Чтобы случилось, если бы эрцгерцог взошел на престол? Мы знаем, что, несмотря на подозрения Циты и некоторых других людей, Франц Фердинанд не собирался менять общественное положение своих детей и пересматривать статус Софии. Старая Габсбургская монархия столкнулась бы с человеком, который как уважал традиции, так и понимал необходимость реформ. Смог ли бы он воплотить в жизнь свои планы по реформированию империи в федерацию штатов и спасти ее от катастрофы? Возможно, такой вызов был слишком велик для одного человека. Но падение старого порядка не было неизбежным: оно стало таким после событий в Сараево.
Сын Циты, эрцгерцог Отто, говорил: «Все это было серьезной политической трагедией. Сараево стало действительно великим преступлением, призванным предотвратить то изменение мира, о котором мечтал Франц Фердинанд. Он был убит, потому что он был другом южных славян и ни русские, ни сербы не потерпели бы этого. Они боялись его, так как стремились сохранить власть над людьми, изменить судьбу которых он мечтал».
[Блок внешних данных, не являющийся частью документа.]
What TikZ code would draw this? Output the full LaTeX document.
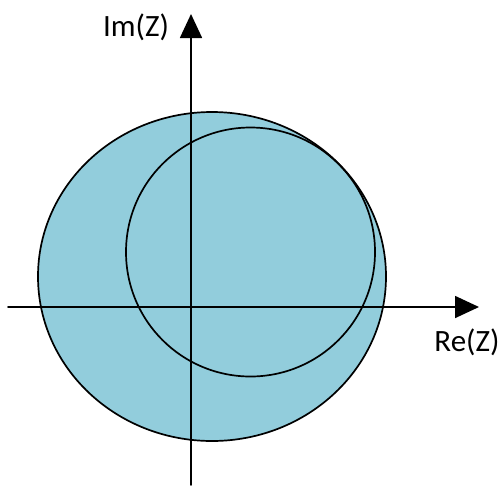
\documentclass[tikz,border=0pt]{standalone}
\usepackage{fontspec}
\setmainfont{Carlito}
\usetikzlibrary{arrows.meta}
\definecolor{diskblue}{RGB}{146,205,220}

\begin{document}
\begin{tikzpicture}[x=1pt,y=-1pt,line cap=round,line join=round]
        \useasboundingbox (0,0) rectangle (502,485);
        \coordinate (O) at (191,307);

        % outer region and inner circle
        \fill[diskblue] (212,276.5) ellipse (174 and 164.5);
        \draw[line width=1.7pt] (212,276.5) ellipse (174 and 164.5);
        \draw[line width=1.7pt] (250.5,252) circle (124.5);

        % axes
        \coordinate (xl) at (8,307);
        \coordinate (xr) at (479,307);
        \coordinate (yb) at (191,485);
        \coordinate (yt) at (191,14);
        \draw[-{Triangle[length=24pt,width=22pt]},line width=1.7pt] (xl) -- (xr);
        \draw[-{Triangle[length=24pt,width=22pt]},line width=1.7pt] (yb) -- (yt);

        \node[font=\fontsize{31}{37}\selectfont] (imlab) at (136,27) {Im(Z)};
        \node[font=\fontsize{31}{37}\selectfont] (relab) at (467,342) {Re(Z)};
    \end{tikzpicture}
\end{document}
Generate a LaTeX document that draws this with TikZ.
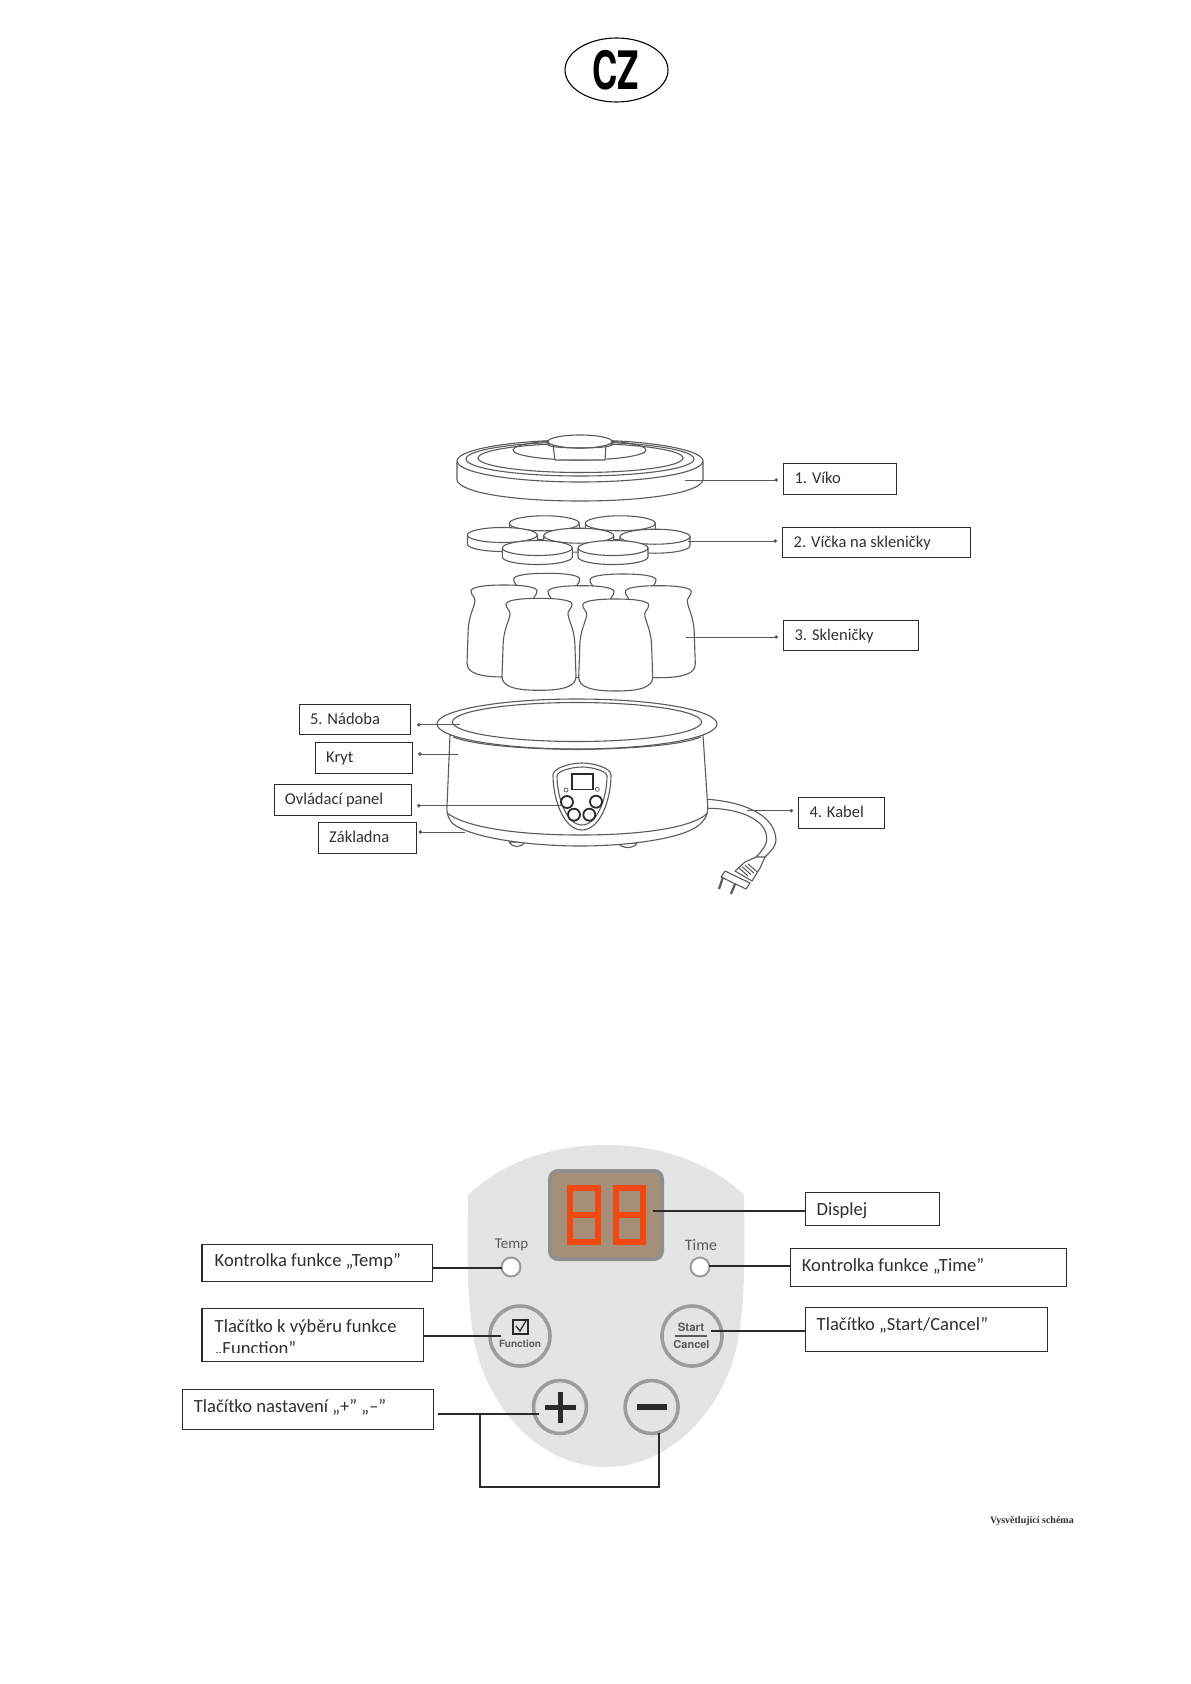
\documentclass[tikz,border=0pt]{standalone}
\usepackage{fontspec}
\setmainfont{Carlito}
\newfontfamily\heros{TeX Gyre Heros}
\newfontfamily\serifb{Liberation Serif}
\usetikzlibrary{arrows.meta,shapes.geometric}
\definecolor{art}{HTML}{5A5A5A}
\definecolor{boxline}{HTML}{2A2A2A}
\definecolor{txt}{HTML}{303030}
\definecolor{panelgray}{HTML}{E4E4E4}
\definecolor{ringgray}{HTML}{9C9C9C}
\definecolor{dispedge}{HTML}{8F8F8F}
\definecolor{dispfill}{HTML}{A68F78}
\definecolor{seg}{HTML}{F04A12}
\tikzset{
  lineart/.style={draw=art,line width=1.1pt,fill=white,line join=round},
  lineopen/.style={draw=art,line width=1.1pt,line join=round},
  upbox/.style={draw=boxline,line width=1.1pt,fill=white,inner sep=0pt},
  lowbox/.style={draw=boxline,line width=1.3pt,fill=white,inner sep=0pt},
  uptext/.style={anchor=base west,inner sep=0pt,text=txt,font=\fontsize{16.5}{19}\selectfont},
  lowtext/.style={anchor=base west,inner sep=0pt,text=txt,font=\fontsize{18.6}{22}\selectfont},
  leader/.style={draw=art,line width=1pt,-{Circle[length=3.5pt]},shorten >=5pt},
  wire/.style={draw=boxline,line width=1.8pt},
  ringbtn/.style={circle,draw=ringgray,line width=3.6pt,fill=panelgray,inner sep=0pt},
  ledring/.style={circle,draw=ringgray,line width=2pt,fill=white,inner sep=0pt,minimum size=19pt},
  panelsmall/.style={inner sep=0pt,text=art,font=\fontsize{15}{17}\selectfont},
  btntext/.style={inner sep=0pt,text=art,font=\heros\bfseries\fontsize{10}{12}\selectfont},
  digit/.style={draw=seg,line width=6pt,fill=dispfill},
  ctrl/.style={draw=boxline,line width=1.8pt,fill=white,circle,inner sep=0pt}
}
\newcommand\lblbox[6]{\node[#6,anchor=north west,minimum width={(#4-#2)*1pt},minimum height={(#5-#3)*1pt}] (#1) at (#2,#3) {};}
\newcommand\capdisc[2]{%
  \draw[lineart,shift={(#1,#2)}] (-35,0) -- (-35,9) arc[start angle=180,end angle=0,x radius=35,y radius=7.5] -- (35,0) arc[start angle=360,end angle=180,x radius=35,y radius=7.5] -- cycle;
  \draw[lineopen,shift={(#1,#2)}] (-35,0) arc[start angle=180,end angle=0,x radius=35,y radius=7.5];
}
\newcommand\jar[2]{%
  \draw[lineart,shift={(#1,#2)}] (-33,6) .. controls (-33,2) and (-20,0) .. (0,0) .. controls (20,0) and (33,2) .. (33,6) .. controls (33,10) and (29,12) .. (29,15) .. controls (29,22) and (36,30) .. (36,50) -- (37,78) .. controls (37,88) and (25,92) .. (0,92) .. controls (-25,92) and (-37,88) .. (-37,78) -- (-36,50) .. controls (-36,30) and (-29,22) .. (-29,15) .. controls (-29,12) and (-33,10) .. (-33,6) -- cycle;
}
\begin{document}
\begin{tikzpicture}[x=1pt,y=-1pt]
\useasboundingbox (0,0) rectangle (1191,1684);
\fill[white] (0,0) rectangle (1191,1684);

% CZ badge
\node[draw=black,line width=1.1pt,ellipse,minimum width=103pt,minimum height=64pt,inner sep=0pt] (badge) at (616.5,70) {};
\node[inner sep=0pt,xscale=.66,font=\heros\bfseries\fontsize{53}{53}\selectfont] (cz) at (616,70) {CZ};

% ---------- Lid
\draw[lineart] (457,462) -- (457,480) .. controls (460,493) and (515,501) .. (580,501) .. controls (645,501) and (700,493) .. (703,480) -- (703,462) -- cycle;
\draw[lineart] (580,461) ellipse[x radius=123,y radius=21];
\draw[lineopen] (580,459) ellipse[x radius=114,y radius=17];
\draw[lineopen] (580.5,458) ellipse[x radius=102.5,y radius=14.5];
\draw[lineopen] (579.5,450) ellipse[x radius=66.5,y radius=10];
\draw[lineart] (553,445) -- (555,460) -- (605,460) -- (606,445) -- cycle;
\draw[lineart] (580,441.5) ellipse[x radius=32,y radius=6.5];
\draw[lineopen] (548,441.5) -- (548,445) .. controls (552,449) and (608,449) .. (612,445) -- (612,441.5);

% ---------- Jar lids
\capdisc{544.3}{523.3}
\capdisc{620.3}{523.3}
\capdisc{502.3}{535}
\capdisc{578.7}{535.7}
\capdisc{655}{536.7}
\capdisc{537.3}{548}
\capdisc{613}{548}

% ---------- Jars
\jar{546.7}{573.3}
\jar{623}{574}
\jar{581}{585.7}
\jar{504}{585}
\jar{658.3}{585.7}
\jar{539}{598.3}
\jar{615.7}{599}

% ---------- Base unit
\draw[lineart] (509,842) .. controls (512,848) and (522,848) .. (525,842) -- cycle;
\draw[lineart] (618,843) .. controls (622,849) and (634,849) .. (637,843) -- cycle;
% cable
\draw[lineopen] (707.7,799.3) .. controls (740,801.7) and (775,813) .. (776,840) .. controls (776,846) and (771,851) .. (765,857);
\draw[lineopen] (707.7,808.3) .. controls (733,808) and (768,817) .. (766.7,840) .. controls (766,846) and (762,851) .. (756,857);
% plug
\draw[lineart] (756,857) -- (765,857) -- (760,868) -- (752,881) -- (735,871) -- (745,862) -- cycle;
\foreach \k in {0,1,2,3}{\draw[draw=art,line width=1pt] (739+\k*3,868+\k*-1.4) -- (748+\k*3,876+\k*-1.4);}
\draw[lineart] (725,871) -- (750,883) -- (746,889) -- (721,877) -- cycle;
\draw[draw=art,line width=2.2pt] (723,877) -- (719,889);
\draw[draw=art,line width=2.2pt] (735,884) -- (731,894);
% body
\draw[lineart] (450,735) -- (447,806) .. controls (446,815) and (450,820) .. (452,823) .. controls (470,838) and (530,846) .. (580,846) .. controls (630,846) and (690,838) .. (702,822) .. controls (706,818) and (708,814) .. (707.7,806) -- (703,735) -- cycle;
\draw[lineopen] (447,813) .. controls (470,830) and (530,835) .. (580,835) .. controls (630,835) and (690,830) .. (707.7,813);
\draw[lineart] (577,724) ellipse[x radius=140,y radius=25];
\draw[lineopen] (453,737) .. controls (480,747) and (540,749) .. (577,749.5) .. controls (614,749) and (675,747) .. (701,737);
\draw[lineart] (577,722) ellipse[x radius=124.5,y radius=19.5];
% small control panel
\draw[lineart] (553,775) .. controls (553,768) and (570,763) .. (582,763) .. controls (594,763) and (611,768) .. (611,775) .. controls (611,800) and (600,830) .. (582,830) .. controls (564,830) and (553,800) .. (553,775) -- cycle;
\draw[lineopen] (557,776) .. controls (557,771) and (572,767) .. (582,767) .. controls (592,767) and (607,771) .. (607,776) .. controls (607,798) and (597,825) .. (582,825) .. controls (567,825) and (557,798) .. (557,776) -- cycle;
\draw[draw=boxline,line width=1.6pt] (571.7,774) rectangle (592.7,789.3);
\draw[draw=art,line width=.7pt] (566,790) circle[radius=2];
\draw[draw=art,line width=.7pt] (597.3,789.3) circle[radius=2];

% leaders of the unit
\coordinate (a1) at (685,480);
\coordinate (a2) at (688,541);
\coordinate (a3) at (686,637);
\coordinate (a4) at (746.5,810.7);
\coordinate (a5) at (460,724.7);
\coordinate (a6) at (458,754);
\coordinate (a7) at (562.6,805.7);
\coordinate (a8) at (465,832);

\node[ctrl,minimum size=12pt] (bt1) at (567,802) {};
\node[ctrl,minimum size=12pt] (bt2) at (596,801.7) {};
\node[ctrl,minimum size=12pt] (bt3) at (574,814.7) {};
\node[ctrl,minimum size=12pt] (bt4) at (589.3,814.7) {};

% upper labels
\lblbox{b1}{783}{463}{896}{494}{upbox}
\node[uptext] (t1) at (794.4,483) {1. Víko};
\lblbox{b2}{782}{527}{970}{557}{upbox}
\node[uptext] (t2) at (793.5,547) {2. Víčka na skleničky};
\lblbox{b3}{783}{620}{918}{650}{upbox}
\node[uptext] (t3) at (794.4,640) {3. Skleničky};
\lblbox{b4}{798}{797}{884}{828}{upbox}
\node[uptext] (t4) at (809.3,817) {4. Kabel};
\lblbox{b5}{299}{704}{410}{734}{upbox}
\node[uptext] (t5) at (309.8,724) {5. Nádoba};
\lblbox{b6}{314.5}{742}{412}{773}{upbox}
\node[uptext] (t6) at (326,762) {Kryt};
\lblbox{b7}{273.5}{784}{411}{815}{upbox}
\node[uptext] (t7) at (284.7,804) {Ovládací panel};
\lblbox{b8}{318}{822}{415.5}{853}{upbox}
\node[uptext] (t8) at (329,842) {Základna};

\draw[leader] (a1) -- (a1 -| b1.west);
\draw[leader] (a2) -- (a2 -| b2.west);
\draw[leader] (a3) -- (a3 -| b3.west);
\draw[leader] (a4) -- (a4 -| b4.west);
\draw[leader,shorten >=6pt] (a5) -- (a5 -| b5.east);
\draw[leader] (a6) -- (a6 -| b6.east);
\draw[leader] (a7) -- (a7 -| b7.east);
\draw[leader,shorten >=2pt] (a8) -- (a8 -| b8.east);

% ---------- Large control panel
\fill[panelgray] (468,1195) .. controls (505,1160) and (555,1145) .. (606,1145) .. controls (657,1145) and (707,1160) .. (744,1195) .. controls (745,1260) and (745,1300) .. (738,1340) .. controls (725,1410) and (670,1467) .. (606,1467) .. controls (542,1467) and (487,1410) .. (474,1340) .. controls (467,1300) and (467,1260) .. (468,1195) -- cycle;
\draw[draw=dispedge,line width=4pt,fill=dispfill,rounded corners=8pt] (550,1171) rectangle (662,1259);
\draw[digit] (570,1188) rectangle (597.6,1242);
\draw[digit] (570,1215) -- (597.6,1215);
\draw[digit] (615.5,1188) rectangle (643,1242);
\draw[digit] (615.5,1215) -- (643,1215);
\coordinate (dispR) at (653.4,1211);

\node[panelsmall] (temptxt) at (511.5,1245) {Temp};
\node[panelsmall,font=\fontsize{16}{18}\selectfont] (timetxt) at (701,1245) {Time};
\node[ledring] (ledT) at (511,1267) {};
\node[ledring] (ledK) at (700,1267) {};

\node[ringbtn,minimum size=60pt] (fn) at (520,1336) {};
\draw[draw=boxline,line width=1.2pt] (513,1320) rectangle (528,1334);
\draw[draw=boxline,line width=1.3pt] (516,1326) -- (520,1331) -- (527,1319);
\node[btntext] (fntxt) at (520,1344) {Function};

\node[ringbtn,minimum size=60pt] (st) at (692,1336) {};
\node[btntext,font=\heros\bfseries\fontsize{11.5}{12}\selectfont] (sttxt) at (691,1327) {Start};
\draw[draw=art,line width=1.2pt] (675,1336) -- (707,1336);
\node[btntext,font=\heros\bfseries\fontsize{11}{12}\selectfont] (cntxt) at (691.5,1344.5) {Cancel};

\node[ringbtn,minimum size=53pt] (plus) at (560,1407) {};
\draw[draw=boxline,line width=5pt] (545,1407) -- (576,1407);
\draw[draw=boxline,line width=5pt] (560,1392) -- (560,1423);
\node[ringbtn,minimum size=53pt] (minus) at (651.6,1407) {};
\draw[draw=boxline,line width=6pt] (637,1407) -- (667,1407);

% lower labels
\lblbox{d1}{804.6}{1192}{939}{1225}{lowbox}
\node[lowtext] (e1) at (816.5,1215) {Displej};
\lblbox{d2}{201.4}{1244}{431.6}{1281}{lowbox}
\node[lowtext] (e2) at (214.5,1266) {Kontrolka funkce „Temp”};
\lblbox{d3}{790}{1248}{1065.6}{1286}{lowbox}
\node[lowtext] (e3) at (801.7,1271) {Kontrolka funkce „Time”};
\lblbox{d4}{201.4}{1308}{423}{1361}{lowbox}
\node[lowtext] (e4) at (214.5,1332) {Tlačítko k výběru funkce};
\begin{scope}
\clip (203,1336) rectangle (421,1352);
\node[lowtext] (e4b) at (214.5,1354) {„Function”};
\end{scope}
\lblbox{d5}{804.6}{1307}{1046.6}{1351}{lowbox}
\node[lowtext] (e5) at (816.5,1330) {Tlačítko „Start/Cancel”};
\lblbox{d6}{182}{1389}{433}{1429}{lowbox}
\node[lowtext] (e6) at (193.7,1412) {Tlačítko nastavení „+” „–”};

% lower connectors
\draw[wire] (dispR) -- (dispR -| d1.west);
\coordinate (w2) at (502,1268);
\draw[wire] (w2 -| d2.east) -- (w2);
\coordinate (w3) at (708.5,1266);
\draw[wire] (w3) -- (w3 -| d3.west);
\coordinate (w4) at (501,1336);
\draw[wire] (w4 -| d4.east) -- (w4);
\coordinate (w5) at (711,1331);
\draw[wire] (w5) -- (w5 -| d5.west);
\coordinate (w6s) at (438,1414);
\coordinate (w6) at (539,1414);
\draw[wire] (w6s) -- (w6);
\coordinate (j1) at (479.6,1414);
\coordinate (j2) at (659,1433);
\draw[wire] (j1) -- (479.6,1487) -- (659,1487) -- (j2);

\node[anchor=base east,inner sep=0pt,font=\serifb\bfseries\fontsize{10}{12}\selectfont,text=txt] (cap) at (1074,1523) {Vysvětlující schéma};
\end{tikzpicture}
\end{document}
«Если бы не Потиорек, Франц Фердинанд мог бы не стать одной из жертв, — писал историк Самуэль Уильямсон, — и исход июля 1914 г. мог бы быть совсем другим». Эрцгерцог исповедовал «миролюбивую политику по отношению к Сербии. Он был человеком, который беспокоился о российской угрозе. Его смерть также разрушила связи с Германией на династическом уровне, которые могли бы оказаться полезными для успокоения накалявшейся в Вене атмосферы». Уже ничто не могло остановить силы, пришедшие в движение после событий в Сараево. «Пока Франц Фердинанд был жив, — отмечал Уильямсон, — он выступал в качестве тормоза для набирающей силу идеи военных действий; когда он погиб — он стал предлогом для войны».